The widower is brought back to life and to the manual typewriter by the almost divorced woman (Virginia Madsen) and her three daughters living next door. The middle girl, 9-year-old Finnegan (Emma Fuhrmann), takes a shine to Monte, who schools her in imagination, "the most powerful force ever made available to humankind."
It's a classic case of movie synergy: strangers turned unlikely neighbors and friends, with advantages all around.
That includes the changes in a young adult who is mentally disabled and prefers to bunny hop rather than walk -- until Monte christens him his faithful sidekick. Although designed to be sympathetic, this character veers into cringe-worthy cliche, as when he insists on wearing a swim mask on a bus.
Mr. Freeman is delightful, as always, renaming the dog he's watching and attempting to teach him to retrieve a ball. "I see the concept of fetch eludes you. I blame [owner] Dave for that."
Any potential romantic attraction between the neighbors is dampened, for me, by the age difference: Ms. Madsen is 50 and Mr. Freeman, 75. In Hollywood, that is the new math although friendship knows no generational boundaries.

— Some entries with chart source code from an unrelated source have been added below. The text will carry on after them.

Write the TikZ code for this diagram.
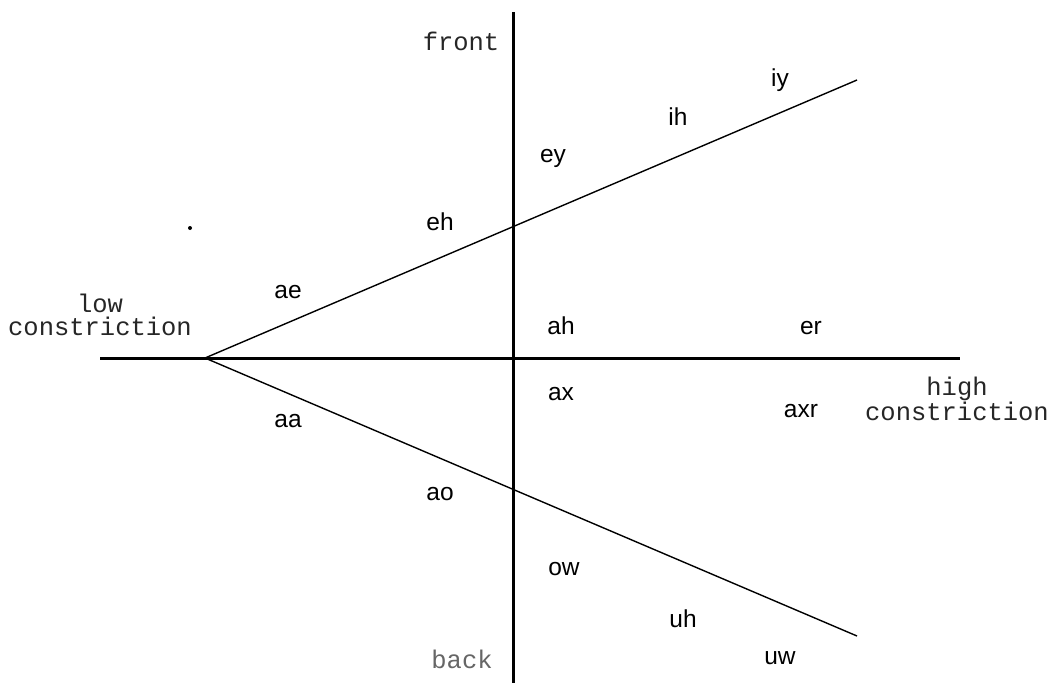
\documentclass[tikz,border=0pt]{standalone}
\usepackage{fontspec}
\setmainfont{Liberation Sans}
\newfontfamily\monofont{Liberation Mono}
\begin{document}
\begin{tikzpicture}[x=1pt,y=-1pt,
  axis/.style={line width=3pt},
  branch/.style={line width=1.4pt},
  vow/.style={anchor=base,inner sep=0pt,font=\fontsize{24.5}{28}\selectfont},
  mlab/.style={anchor=base,inner sep=0pt,align=center,text=black!85,font=\monofont\fontsize{25.5}{23}\selectfont}]
\useasboundingbox (0,0) rectangle (1054,683);
\coordinate (vt) at (513,12);
\coordinate (vb) at (513,683);
\coordinate (hl) at (100,358);
\coordinate (hr) at (960,358);
\coordinate (apex) at (205,358);
\coordinate (up) at (857,80);
\coordinate (lo) at (857,636);
\draw[axis] (vt) -- (vb);
\draw[axis] (hl) -- (hr);
\draw[branch] (apex) -- (up);
\draw[branch] (apex) -- (lo);
\fill (190,228) circle (2pt);
\node[mlab] (front) at (461,50) {front};
\node[mlab,text=black!60] (back) at (462,668) {back};
\node[mlab] (low) at (100,335) {low\\constriction};
\node[mlab] (high) at (957,420) {high\\constriction};
\node[vow] (iy) at (780,86) {iy};
\node[vow] (ih) at (678,125) {ih};
\node[vow] (ey) at (553,162) {ey};
\node[vow] (eh) at (440,230) {eh};
\node[vow] (ae) at (288,298) {ae};
\node[vow] (ah) at (561,334) {ah};
\node[vow] (er) at (811,334) {er};
\node[vow] (ax) at (561,400) {ax};
\node[vow] (axr) at (801,417) {axr};
\node[vow] (aa) at (288,427) {aa};
\node[vow] (ao) at (440,500) {ao};
\node[vow] (ow) at (564,575) {ow};
\node[vow] (uh) at (683,627) {uh};
\node[vow] (uw) at (780,664) {uw};
\end{tikzpicture}
\end{document}
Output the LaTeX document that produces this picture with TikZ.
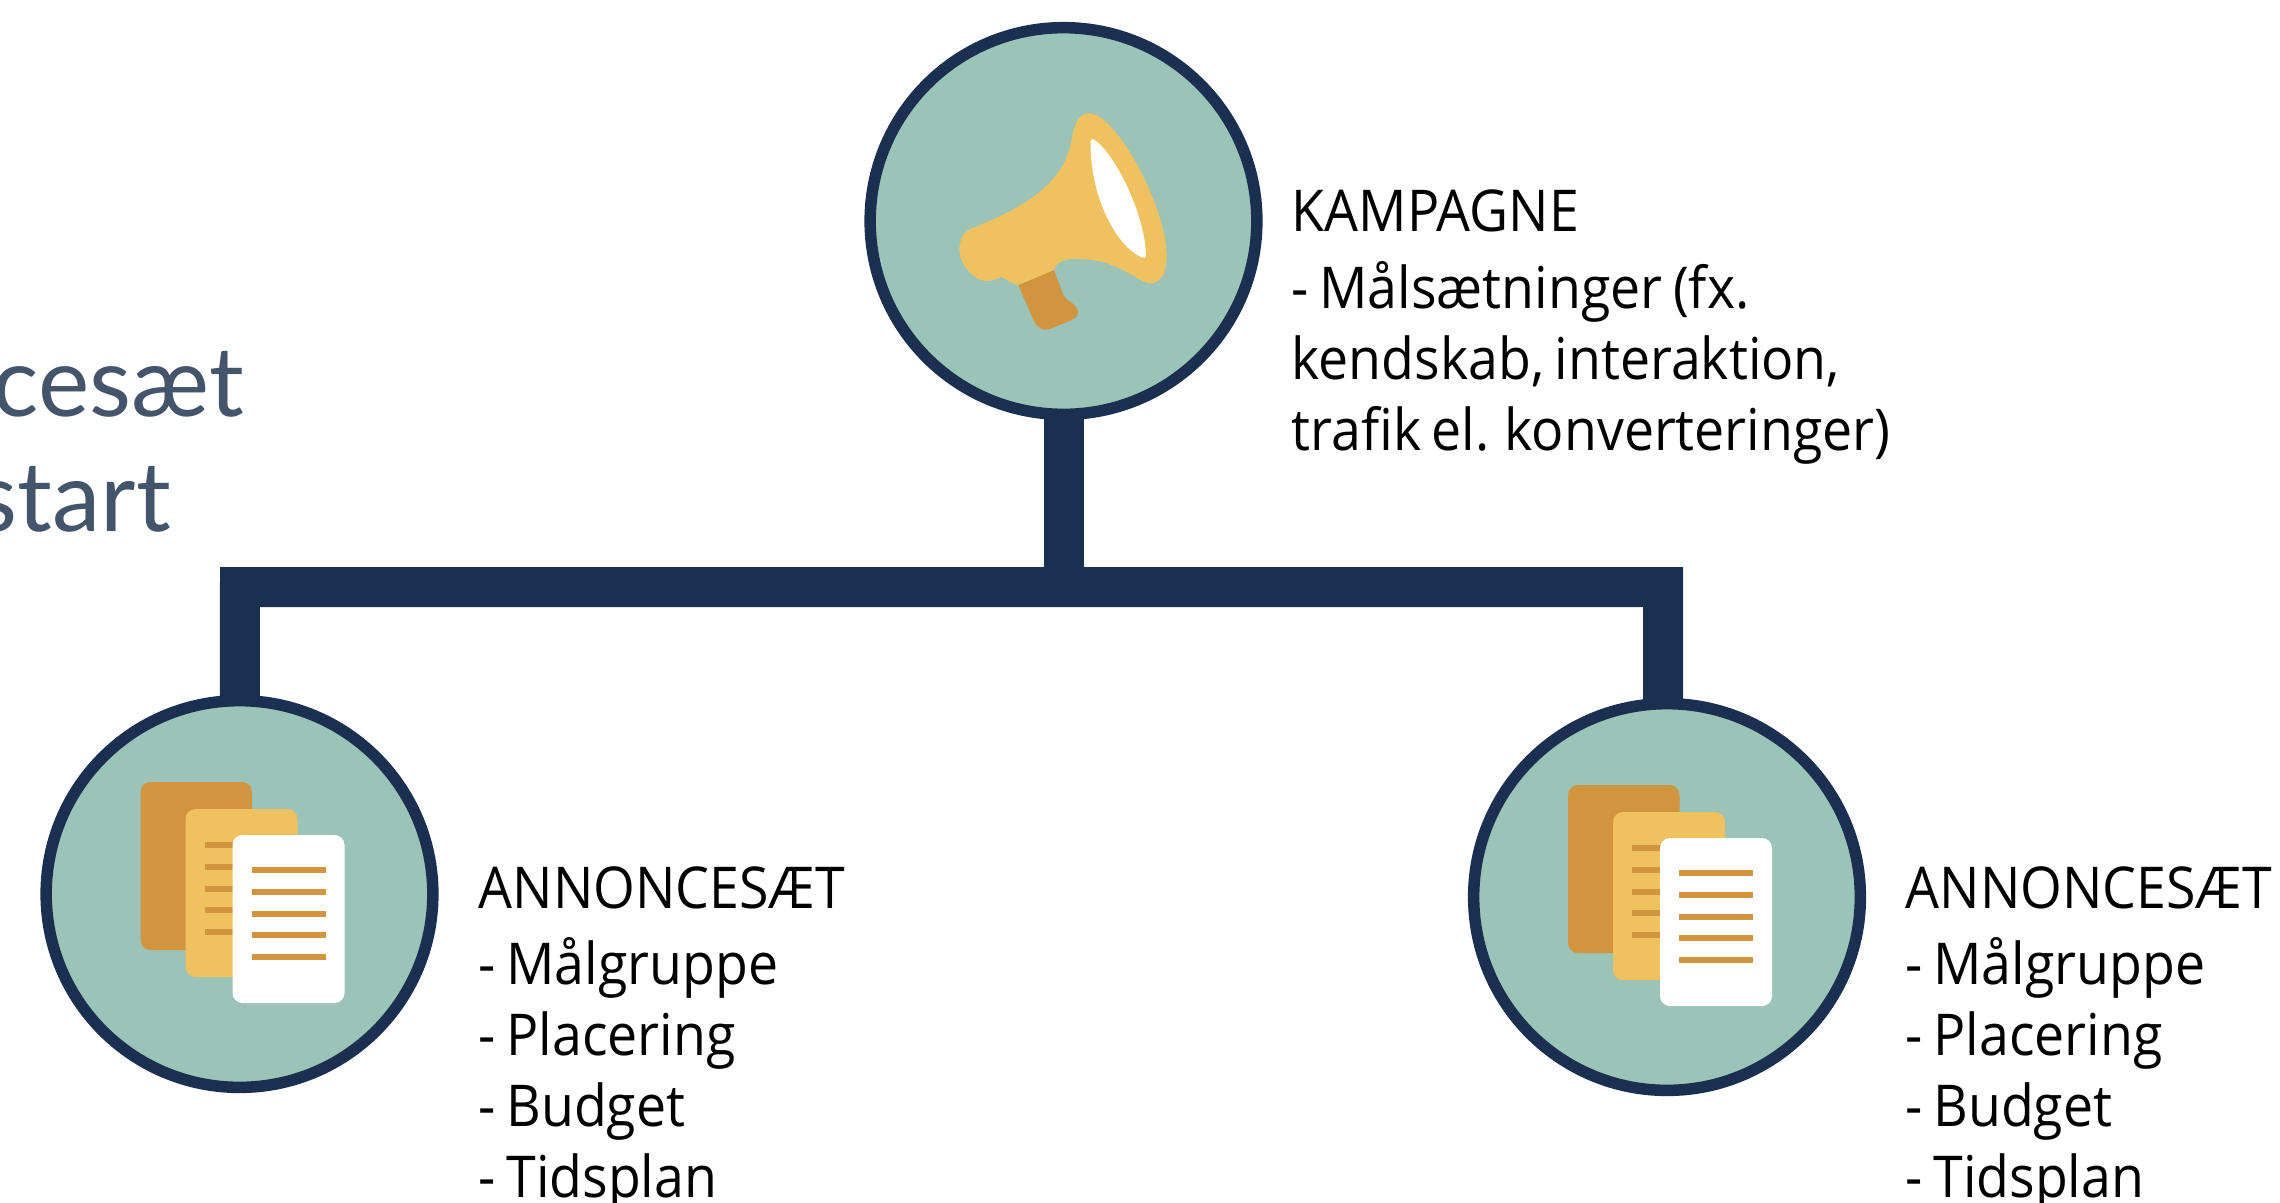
\documentclass[tikz,border=0pt]{standalone}
\usepackage{fontspec}
\setmainfont{Open Sans}[FakeStretch=0.93,WordSpace=0.75]
\newfontfamily\titelfont{Lato}
\usepackage{xcolor}
\usepackage{tikz}
\usetikzlibrary{backgrounds}
\definecolor{navy}{HTML}{1B3050}
\definecolor{teal}{HTML}{9BC3B7}
\definecolor{gul}{HTML}{F0C25F}
\definecolor{orange}{HTML}{D2953F}
\definecolor{titel}{HTML}{44546A}
\tikzset{
	rund/.style={circle,draw=navy,fill=teal,line width=1.15mm,minimum size=3.865cm,inner sep=0pt},
	link/.style={draw=navy,line width=4mm,line join=miter},
	tekst/.style={anchor=north west,align=left,inner sep=0pt,font=\fontsize{16.4}{20.2}\selectfont},
	titeltekst/.style={anchor=base east,inner sep=0pt,text=titel,font=\titelfont\fontsize{27.6}{32.7}\selectfont},
	ark/.style={rounded corners=1mm},
	streg/.style={draw=orange,line width=0.6mm},
	pics/dokumenter/.style={code={
		\fill[ark,orange] (-99,-112) rectangle (12.5,56);
		\fill[ark,gul] (-54,-85) rectangle (58,83);
		\foreach \i in {0,1,2,3,4} {\draw[streg] (-35,-49+21.8*\i) -- (0,-49+21.8*\i);}
		\fill[ark,white] (-7,-59) rectangle (105,109);
		\foreach \i in {0,1,2,3,4} {\draw[streg] (12,-24+21.8*\i) -- (86,-24+21.8*\i);}
	}}
}
\begin{document}
\begin{tikzpicture}[x=0.01cm,y=-0.01cm]
	\useasboundingbox (0,0) rectangle (2280,1202);
	\node[rund] (kampagne) at (1063.5,221) {};
	\node[rund] (saetA) at (239.5,894) {};
	\node[rund] (saetB) at (1667,897) {};
	% forbindelser
	\coordinate (barleft) at (240,587);
	\coordinate (barright) at (1663,587);
	\coordinate (barmid) at (1063.5,587);
	\coordinate (footright) at (1663,760);
	\begin{scope}[on background layer]
		\draw[link] (saetA.center) -- (barleft) -- (barright) -- (footright);
		\draw[link] (kampagne.center) -- (barmid);
	\end{scope}
	% megafon
	\begin{scope}[shift={(850,0)},scale=0.3333]
		\fill[orange] (505,855) -- (612,810) -- (640,885) .. controls (650,905) and (670,905) .. (680,925) .. controls (692,945) and (675,955) .. (665,960) -- (600,987) .. controls (575,995) and (560,980) .. (550,960) -- cycle;
		\fill[gul] (365,685) .. controls (480,640) and (630,570) .. (660,440) .. controls (672,390) and (675,340) .. (720,340) .. controls (800,345) and (950,620) .. (950,770) .. controls (950,830) and (925,850) .. (900,850) .. controls (860,845) and (800,775) .. (680,777) .. controls (640,778) and (620,785) .. (612,810) -- (505,855) .. controls (485,850) and (470,840) .. (455,830) .. controls (440,838) and (425,843) .. (410,843) .. controls (370,843) and (328,790) .. (328,750) .. controls (328,720) and (340,695) .. (365,685) -- cycle;
		\fill[white] (728,417) .. controls (790,450) and (885,640) .. (888,765) .. controls (888,775) and (880,775) .. (875,772) .. controls (800,740) and (720,590) .. (722,430) .. controls (722,420) and (725,417) .. (728,417) -- cycle;
	\end{scope}
	% ark
	\pic at (saetA) {dokumenter};
	\pic at (saetB) {dokumenter};
	% tekster
	\node[tekst] (kampagnetekst) at (1291,189.5) {KAMPAGNE\\[1.5pt]- Målsætninger (fx.\\kendskab, interaktion,\\trafik el. konverteringer)};
	\node[tekst] (saetAtekst) at (478,865.5) {ANNONCESÆT\\[1.5pt]- Målgruppe\\- Placering\\- Budget\\- Tidsplan};
	\node[tekst] (saetBtekst) at (1905,865.5) {ANNONCESÆT\\[1.5pt]- Målgruppe\\- Placering\\- Budget\\- Tidsplan};
	\node[titeltekst] (titelA) at (245,416.7) {cesæt};
	\node[titeltekst] (titelB) at (171.5,531.7) {start};
\end{tikzpicture}
\end{document}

In the steady hands of director Rob Reiner, working with a screenplay by Guy Thomas ("Wholly Moses!" with Dudley Moore), "The Magic of Belle Isle" isn't magical, but it is scenic, pleasant and a reminder that no matter what the setback -- limbs that no longer work, losing a spouse, trading Manhattan for a charming vacation house -- life can go on, if you just let it.
Plays Friday through Tuesday at Hollywood Theater in Dormont.